A Corte Especial do Superior Tribunal de Justiça (STJ), ao julgar o Recurso Especial n. 2.072.867/MA, afetado como Tema Repetitivo 1.267, firmou entendimento a respeito da atuação do juiz de primeiro grau diante da interposição de apelação. A tese firmada uniformiza a interpretação do § 3º do art. 1.010 do CPC e orienta os tribunais quanto à medida processual cabível nas hipóteses de negativa de seguimento da apelação pelo juízo de primeiro grau.
Segundo o STJ, o juízo de primeiro grau não detém competência para inadmitir o recurso de apelação, devendo, após a apresentação das contrarrazões (e eventualmente da apelação adesiva), remeter os autos ao tribunal competente, sem proceder a juízo de admissibilidade. A omissão dessa remessa, com a retenção do recurso no primeiro grau, configura, nos termos do acórdão, usurpação de competência do tribunal, violando o art. 1.010, § 3º, do CPC.
No julgamento, foram fixadas três teses jurídicas principais:
- O juízo de primeiro grau não pode obstar o seguimento da apelação. Se o fizer, incorre em violação ao § 3º do artigo 1.010 do CPC, pois essa atuação representa indevida usurpação da competência do tribunal. Nessa hipótese, a reclamação prevista no artigo 988, inciso I, do CPC é o meio processual adequado para impugnar a decisão.

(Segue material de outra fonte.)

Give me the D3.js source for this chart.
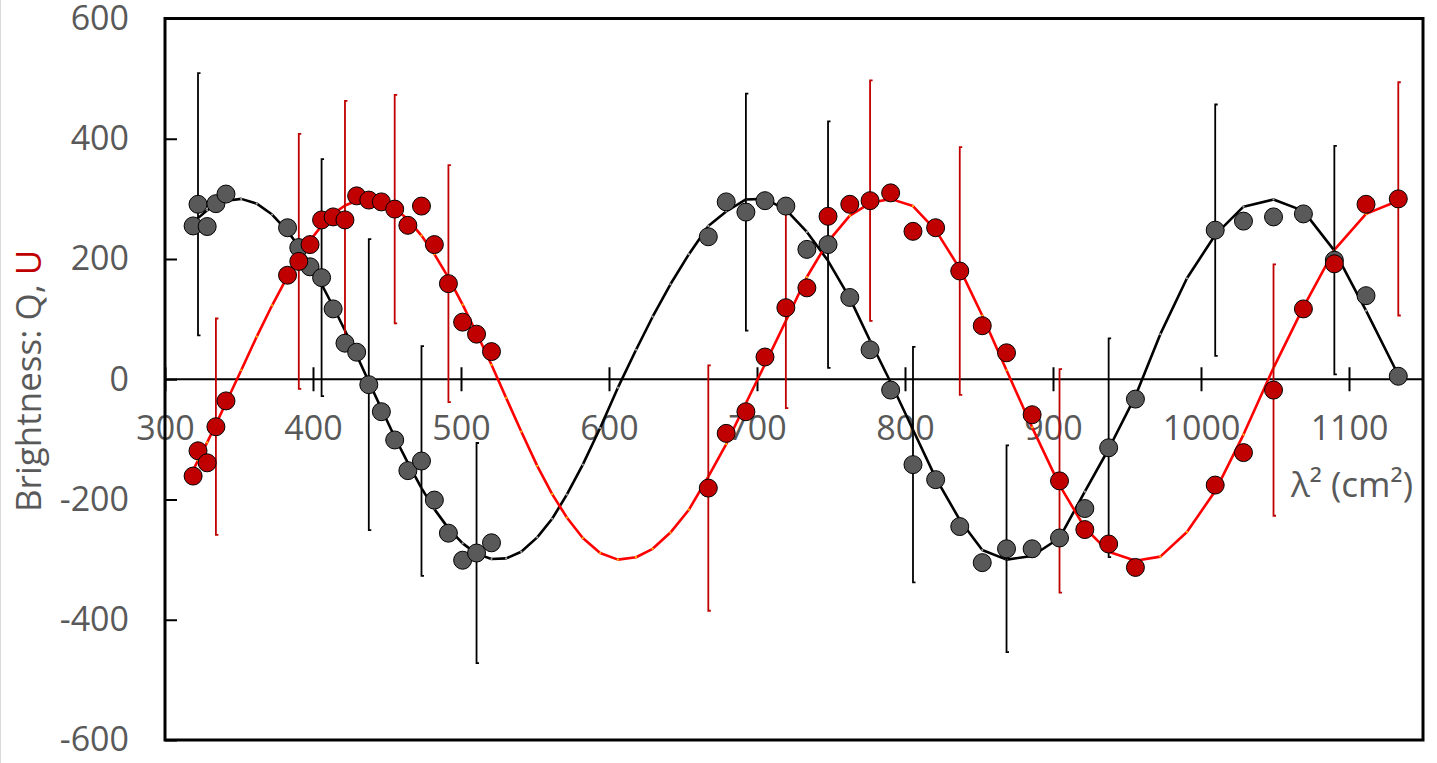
<!DOCTYPE html>
<html>
<head>
<meta charset="utf-8">
<script src="https://cdn.jsdelivr.net/npm/d3@7"></script>
<style>
  body { margin: 0; background: #fff; }
  svg { display: block; }
  text { font-family: 'Open Sans', sans-serif; fill: #595959; }
</style>
</head>
<body>
<div id="chart"></div>
<script>
// observed points (lambda^2 in cm^2), Stokes Q and U, error bars (null = none)
const lambda2 = [319, 322.3, 328.5, 334.4, 341.2, 382.8, 390.4, 398, 405.8, 413.6, 421.6,
  429.5, 437.7, 446.2, 455.2, 464.1, 473.3, 482, 491.5, 501.1, 510.5, 520.6,
  667.1, 679.2, 692.5, 705.4, 719.5, 733.7, 748, 762.7, 776.4, 790.3, 805.4, 820.7,
  837, 852.2, 868.6, 885.9, 904.4, 921.5, 937.6, 955.7,
  1009.6, 1028.7, 1049, 1069.2, 1090.1, 1111.5, 1133.3]
const qObs = [255, 291, 254, 292, 308, 252, 219, 187, 169, 117, 60, 45, -9, -54, -101, -152,
  -136, -201, -256, -301, -289, -272,
  237, 295, 278, 297, 288, 216, 224, 136, 49, -18, -142, -167, -245, -305, -282, -282,
  -264, -215, -114, -33,
  248, 263, 270, 275, 198, 139, 5]
const uObs = [-161, -119, -139, -79, -36, 173, 196, 224, 265, 270, 265, 305, 298, 295, 283, 256,
  288, 224, 159, 95, 75, 46,
  -181, -90, -54, 37, 119, 152, 271, 291, 297, 310, 246, 252, 180, 89, 44, -59,
  -169, -250, -274, -313,
  -176, -122, -18, 117, 192, 291, 300]
const qErr = [null, 218, null, null, null, null, null, null, 197, null, null, null, 242, null,
  null, null, 191, null, null, null, 183, null,
  null, null, 197, null, null, null, 205, null, null, null, 196, null, null, null, 172, null,
  null, null, 182, null,
  209, null, null, null, 190, null, null]
const uErr = [null, null, null, 180, null, null, 212, null, null, null, 198, null, null, null,
  190, null, null, null, 197, null, null, null,
  204, null, null, null, 167, null, null, null, 200, null, null, null, 206, null, null, null,
  186, null, null, null,
  null, null, 209, null, null, null, 194]

// model curves
const modelX = [319, 322.3, 328.5, 334.4, 341.2, 351.5, 362, 372.4, 382.8, 390.4, 398, 405.8,
  413.6, 421.6, 429.5, 437.7, 446.2, 455.2, 464.1, 473.3, 482, 491.5, 501.1, 510.5, 520.6,
  530.5, 540.7, 551.5, 561.6, 571.5, 582.3, 594, 606, 618.3, 629.5, 641.5, 654,
  667.1, 679.2, 692.5, 705.4, 719.5, 733.7, 748, 762.7, 776.4, 790.3, 805.4, 820.7, 837,
  852.2, 868.6, 885.9, 904.4, 921.5, 937.6, 955.7, 972.5, 990.5,
  1009.6, 1028.7, 1049, 1069.2, 1090.1, 1111.5, 1133.3]
const qModel = [260, 268, 281, 290, 297, 300, 292, 274, 246, 221, 192, 158, 121, 81, 40, -4,
  -49, -96, -139, -181, -216, -248, -273, -290, -299,
  -298, -287, -263, -232, -192, -142, -81, -14, 49, 104, 158, 208,
  255, 279, 299, 300, 282, 245, 197, 135, 64, -5, -84, -164, -234, -284, -300, -294,
  -264, -187, -116, -28, 75, 168,
  240, 287, 299, 280, 214, 114, 7]
const uModel = [-151, -135, -105, -75, -39, 15, 71, 123, 171, 203, 231, 255, 275, 289, 297,
  300, 296, 284, 266, 239, 208, 169, 124, 77, 24,
  -31, -87, -144, -191, -230, -264, -289, -300, -296, -282, -255, -217,
  -162, -108, -40, 25, 97, 170, 229, 272, 293, 300, 288, 248, 184, 106, 15, -80,
  -176, -247, -287, -302, -295, -254,
  -186, -92, 19, 120, 215, 275, 297]

const xTicks = [300, 400, 500, 600, 700, 800, 900, 1000, 1100]
const yTicks = [-600, -400, -200, 0, 200, 400, 600]

const width = 1437
const height = 763
const plot = { left: 165, right: 1423, top: 18.5, bottom: 740 }

let svg = d3
  .select('#chart')
  .append('svg')
  .attr('width', width)
  .attr('height', height)

let xScale = d3.scaleLinear().domain([300, 1150]).range([plot.left, plot.right])
let yScale = d3.scaleLinear().domain([-600, 600]).range([plot.bottom, plot.top])

// plain labels: "1000", "-200" (no grouping, ascii minus)
let plain = d => String(d)

// thin grey edge at the far left
svg.append('line')
  .attr('x1', 0.5).attr('x2', 0.5).attr('y1', 0).attr('y2', height)
  .attr('stroke', '#d9d9d9').attr('stroke-width', 1)

// y axis, ticks pointing inward
let yAxis = svg.append('g')
  .attr('transform', `translate(${plot.left},0)`)
  .call(d3.axisLeft(yScale).tickValues(yTicks).tickFormat(plain).tickSize(-12).tickPadding(36))
yAxis.select('.domain').remove()
yAxis.selectAll('.tick line').attr('stroke', '#000').attr('stroke-width', 2)
yAxis.selectAll('text').attr('font-size', 34).attr('fill', '#595959')
  .style('font-family', "'Open Sans', sans-serif")

// x axis along zero, ticks crossing the line
let xAxis = svg.append('g')
  .attr('transform', `translate(0,${yScale(0)})`)
  .call(d3.axisBottom(xScale).tickValues(xTicks).tickFormat(plain).tickSize(12).tickPadding(25))
xAxis.select('.domain').remove()
xAxis.selectAll('.tick line').attr('y1', -12).attr('stroke', '#000').attr('stroke-width', 2)
xAxis.selectAll('text').attr('font-size', 34).attr('fill', '#595959')
  .style('font-family', "'Open Sans', sans-serif")

svg.append('line')
  .attr('x1', plot.left).attr('x2', plot.right)
  .attr('y1', yScale(0)).attr('y2', yScale(0))
  .attr('stroke', '#000').attr('stroke-width', 2)

// model curves
let model = modelX.map((x, i) => ({ x: x, q: qModel[i], u: uModel[i] }))

let qLine = d3.line().x(d => xScale(d.x)).y(d => yScale(d.q))
let uLine = d3.line().x(d => xScale(d.x)).y(d => yScale(d.u))

svg.append('path')
  .datum(model)
  .attr('d', qLine)
  .attr('fill', 'none')
  .attr('stroke', '#000')
  .attr('stroke-width', 2.6)
  .attr('stroke-linejoin', 'round')

svg.append('path')
  .datum(model)
  .attr('d', uLine)
  .attr('fill', 'none')
  .attr('stroke', '#ff0000')
  .attr('stroke-width', 2.6)
  .attr('stroke-linejoin', 'round')

svg.selectAll('.qdot')
  .data(model)
  .enter()
  .append('circle')
  .attr('r', 1.1)
  .attr('fill', '#a6a6a6')
  .attr('cx', d => xScale(d.x))
  .attr('cy', d => yScale(d.q))

svg.selectAll('.udot')
  .data(model)
  .enter()
  .append('circle')
  .attr('r', 1.1)
  .attr('fill', '#ffc000')
  .attr('cx', d => xScale(d.x))
  .attr('cy', d => yScale(d.u))

// observations
let points = lambda2.map((x, i) => ({
  x: x, q: qObs[i], u: uObs[i], qe: qErr[i], ue: uErr[i]
}))

function errorBars(key, errKey, color) {
  let g = svg.append('g')
  let withErr = points.filter(d => d[errKey] !== null)
  g.selectAll('.bar')
    .data(withErr)
    .enter()
    .append('path')
    .attr('fill', 'none')
    .attr('stroke', color)
    .attr('stroke-width', 1.8)
    .attr('d', d => {
      let x = xScale(d.x)
      let y1 = yScale(d[key] + d[errKey])
      let y2 = yScale(d[key] - d[errKey])
      return `M${x + 2.5},${y1}H${x}V${y2}H${x + 2.5}`
    })
}

errorBars('q', 'qe', '#000')
errorBars('u', 'ue', '#c00000')

svg.selectAll('.qpt')
  .data(points)
  .enter()
  .append('circle')
  .attr('r', 9)
  .attr('fill', '#595959')
  .attr('stroke', '#000')
  .attr('stroke-width', 1)
  .attr('cx', d => xScale(d.x))
  .attr('cy', d => yScale(d.q))

svg.selectAll('.upt')
  .data(points)
  .enter()
  .append('circle')
  .attr('r', 9)
  .attr('fill', '#c00000')
  .attr('stroke', '#000')
  .attr('stroke-width', 1)
  .attr('cx', d => xScale(d.x))
  .attr('cy', d => yScale(d.u))

// frame
svg.append('rect')
  .attr('x', plot.left)
  .attr('y', plot.top)
  .attr('width', plot.right - plot.left)
  .attr('height', plot.bottom - plot.top)
  .attr('fill', 'none')
  .attr('stroke', '#000')
  .attr('stroke-width', 3)

// axis titles
svg.append('text')
  .attr('x', 1413)
  .attr('y', 497)
  .attr('text-anchor', 'end')
  .attr('font-size', 35)
  .text('λ² (cm²)')

let yTitle = svg.append('text')
  .attr('transform', 'translate(41,512) rotate(-90)')
  .attr('font-size', 35)
yTitle.append('tspan').text('Brightness: Q, ')
yTitle.append('tspan').style('fill', '#c00000').text('U')
</script>
</body>
</html>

- Nos casos em que a negativa de seguimento à apelação ocorrer na fase de execução, cumprimento de sentença ou inventário, admite-se a interposição de agravo de instrumento, nos termos do parágrafo único do artigo 1.015 do CPC.
- Modulação dos efeitos da decisão: até a publicação do acórdão relativo ao Tema 1.267, admite-se, de forma excepcional e com base no princípio da fungibilidade recursal, o recebimento da correição parcial, agravo de instrumento (caput do art. 1.015 do CPC) ou mandado de segurança, como se reclamação fosse, desde que não tenha ocorrido o trânsito em julgado da decisão.
O STJ reafirmou que o atual Código de Processo Civil (Lei n. 13.105/2015) eliminou o juízo de admissibilidade prévio da apelação pelo juízo de primeira instância, conferindo essa competência exclusivamente ao tribunal. Assim, qualquer decisão que negue seguimento à apelação em primeiro grau — salvo hipóteses excepcionais legalmente previstas de retratação — deve ser considerada inválida por afrontar a sistemática recursal estabelecida pelo CPC/2015.
Ao sistematizar as medidas cabíveis, o STJ concluiu que a reclamação é a via adequada quando há usurpação de competência do tribunal, nos termos do art. 988, I, do CPC. No entanto, reconheceu que a jurisprudência anterior apresentava divergência quanto à medida impugnativa cabível — o que justificou a modulação dos efeitos da decisão e o acolhimento da fungibilidade recursal até a uniformização da interpretação.
No caso concreto julgado pela Corte, o STJ deu provimento ao recurso especial para determinar que a correição parcial fosse recebida como reclamação, com o consequente prosseguimento do recurso de apelação.
O julgamento do Tema 1.267/STJ uniformiza a interpretação do sistema recursal à luz do CPC/2015 e delimita as vias processuais disponíveis para impugnação de decisões que obstruem o regular encaminhamento da apelação. O precedente passa a ter efeito vinculante para os tribunais de segunda instância, nos termos do artigo 927, inciso III, do CPC.